◆ **The problem**:
Your copy of the material below should match it exactly, except that it holds no pictures.

----- Entries -----

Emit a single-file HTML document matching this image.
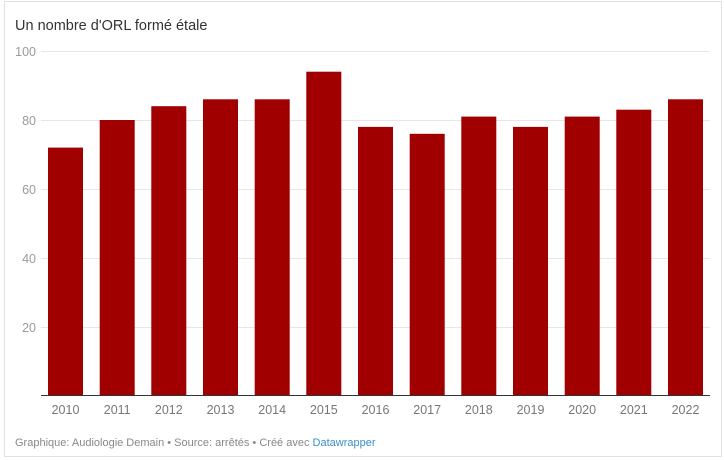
<!DOCTYPE html>
<html><head><meta charset="utf-8"><style>
html,body{margin:0;padding:0;background:#fff;}
body{width:724px;height:460px;position:relative;overflow:hidden;font-family:"Liberation Sans",Arial,sans-serif;}
.frame{position:absolute;left:4px;top:1px;width:718px;height:456px;border:1px solid #e2e2e2;box-sizing:border-box;}
</style></head><body>
<div class="frame"></div>
<svg width="724" height="460" style="position:absolute;left:0;top:0" font-family="Liberation Sans, Arial, sans-serif">
<text x="15" y="30" font-size="14.5" fill="#333">Un nombre d'ORL formé étale</text>
<g stroke="#e6e6e6" stroke-width="1">
<line x1="41" x2="710" y1="51.5" y2="51.5"/>
<line x1="41" x2="710" y1="120.5" y2="120.5"/>
<line x1="41" x2="710" y1="189.5" y2="189.5"/>
<line x1="41" x2="710" y1="258.5" y2="258.5"/>
<line x1="41" x2="710" y1="327.5" y2="327.5"/>
</g>
<g font-size="12.5" fill="#9a9a9a" text-anchor="end">
<text x="36" y="56">100</text>
<text x="36" y="125">80</text>
<text x="36" y="194">60</text>
<text x="36" y="263">40</text>
<text x="36" y="332">20</text>
</g>
<g fill="#a00000">
<rect x="48" y="147.6" width="35" height="248.4"/>
<rect x="99.7" y="120" width="35" height="276"/>
<rect x="151.3" y="106.2" width="35" height="289.8"/>
<rect x="203" y="99.3" width="35" height="296.7"/>
<rect x="254.7" y="99.3" width="35" height="296.7"/>
<rect x="306.3" y="71.7" width="35" height="324.3"/>
<rect x="358" y="126.9" width="35" height="269.1"/>
<rect x="409.7" y="133.8" width="35" height="262.2"/>
<rect x="461.3" y="116.6" width="35" height="279.4"/>
<rect x="513" y="126.9" width="35" height="269.1"/>
<rect x="564.7" y="116.6" width="35" height="279.4"/>
<rect x="616.3" y="109.7" width="35" height="286.3"/>
<rect x="668" y="99.3" width="35" height="296.7"/>
</g>
<line x1="41" x2="710" y1="395.5" y2="395.5" stroke="#333" stroke-width="1"/>
<g font-size="12.5" fill="#777" text-anchor="middle">
<text x="65.5" y="414">2010</text>
<text x="117.2" y="414">2011</text>
<text x="168.8" y="414">2012</text>
<text x="220.5" y="414">2013</text>
<text x="272.2" y="414">2014</text>
<text x="323.8" y="414">2015</text>
<text x="375.5" y="414">2016</text>
<text x="427.2" y="414">2017</text>
<text x="478.8" y="414">2018</text>
<text x="530.5" y="414">2019</text>
<text x="582.2" y="414">2020</text>
<text x="633.8" y="414">2021</text>
<text x="685.5" y="414">2022</text>
</g>
<text x="15" y="446" font-size="11" fill="#888">Graphique: Audiologie Demain • Source: arrêtés • Créé avec <tspan fill="#3a8fc7">Datawrapper</tspan></text>
</svg>
</body></html>
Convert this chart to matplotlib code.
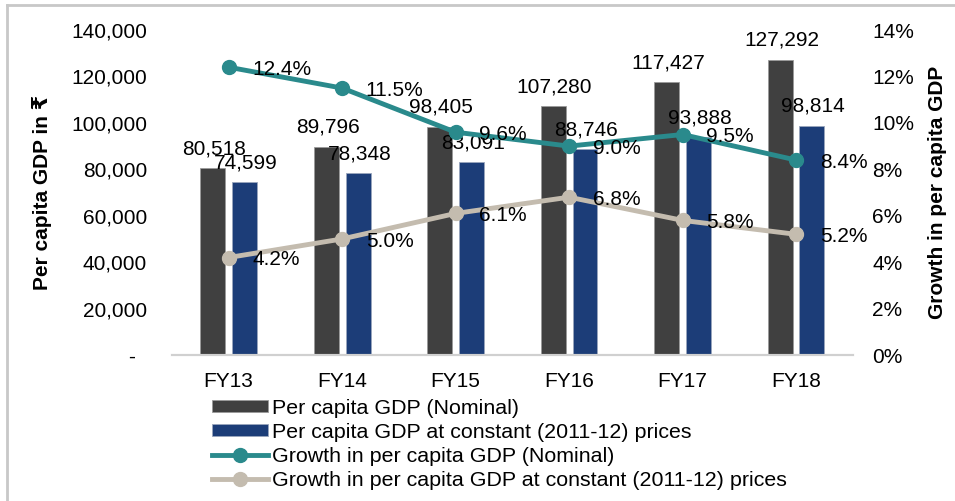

-----

◆ **Written solution**:
Emit a single-file HTML document matching this image.
<!DOCTYPE html>
<html><head><meta charset="utf-8"><style>
html,body{margin:0;padding:0;background:#fff;}
body{width:724px;height:460px;position:relative;overflow:hidden;font-family:"Liberation Sans",Arial,sans-serif;}
.frame{position:absolute;left:4px;top:1px;width:718px;height:456px;border:1px solid #e2e2e2;box-sizing:border-box;}
</style></head><body>
<div class="frame"></div>
<svg width="724" height="460" style="position:absolute;left:0;top:0" font-family="Liberation Sans, Arial, sans-serif">
<text x="15" y="30" font-size="14.5" fill="#333">Un nombre d'ORL formé étale</text>
<g stroke="#e6e6e6" stroke-width="1">
<line x1="41" x2="710" y1="51.5" y2="51.5"/>
<line x1="41" x2="710" y1="120.5" y2="120.5"/>
<line x1="41" x2="710" y1="189.5" y2="189.5"/>
<line x1="41" x2="710" y1="258.5" y2="258.5"/>
<line x1="41" x2="710" y1="327.5" y2="327.5"/>
</g>
<g font-size="12.5" fill="#9a9a9a" text-anchor="end">
<text x="36" y="56">100</text>
<text x="36" y="125">80</text>
<text x="36" y="194">60</text>
<text x="36" y="263">40</text>
<text x="36" y="332">20</text>
</g>
<g fill="#a00000">
<rect x="48" y="147.6" width="35" height="248.4"/>
<rect x="99.7" y="120" width="35" height="276"/>
<rect x="151.3" y="106.2" width="35" height="289.8"/>
<rect x="203" y="99.3" width="35" height="296.7"/>
<rect x="254.7" y="99.3" width="35" height="296.7"/>
<rect x="306.3" y="71.7" width="35" height="324.3"/>
<rect x="358" y="126.9" width="35" height="269.1"/>
<rect x="409.7" y="133.8" width="35" height="262.2"/>
<rect x="461.3" y="116.6" width="35" height="279.4"/>
<rect x="513" y="126.9" width="35" height="269.1"/>
<rect x="564.7" y="116.6" width="35" height="279.4"/>
<rect x="616.3" y="109.7" width="35" height="286.3"/>
<rect x="668" y="99.3" width="35" height="296.7"/>
</g>
<line x1="41" x2="710" y1="395.5" y2="395.5" stroke="#333" stroke-width="1"/>
<g font-size="12.5" fill="#777" text-anchor="middle">
<text x="65.5" y="414">2010</text>
<text x="117.2" y="414">2011</text>
<text x="168.8" y="414">2012</text>
<text x="220.5" y="414">2013</text>
<text x="272.2" y="414">2014</text>
<text x="323.8" y="414">2015</text>
<text x="375.5" y="414">2016</text>
<text x="427.2" y="414">2017</text>
<text x="478.8" y="414">2018</text>
<text x="530.5" y="414">2019</text>
<text x="582.2" y="414">2020</text>
<text x="633.8" y="414">2021</text>
<text x="685.5" y="414">2022</text>
</g>
<text x="15" y="446" font-size="11" fill="#888">Graphique: Audiologie Demain • Source: arrêtés • Créé avec <tspan fill="#3a8fc7">Datawrapper</tspan></text>
</svg>
</body></html>
Convert this chart to matplotlib code.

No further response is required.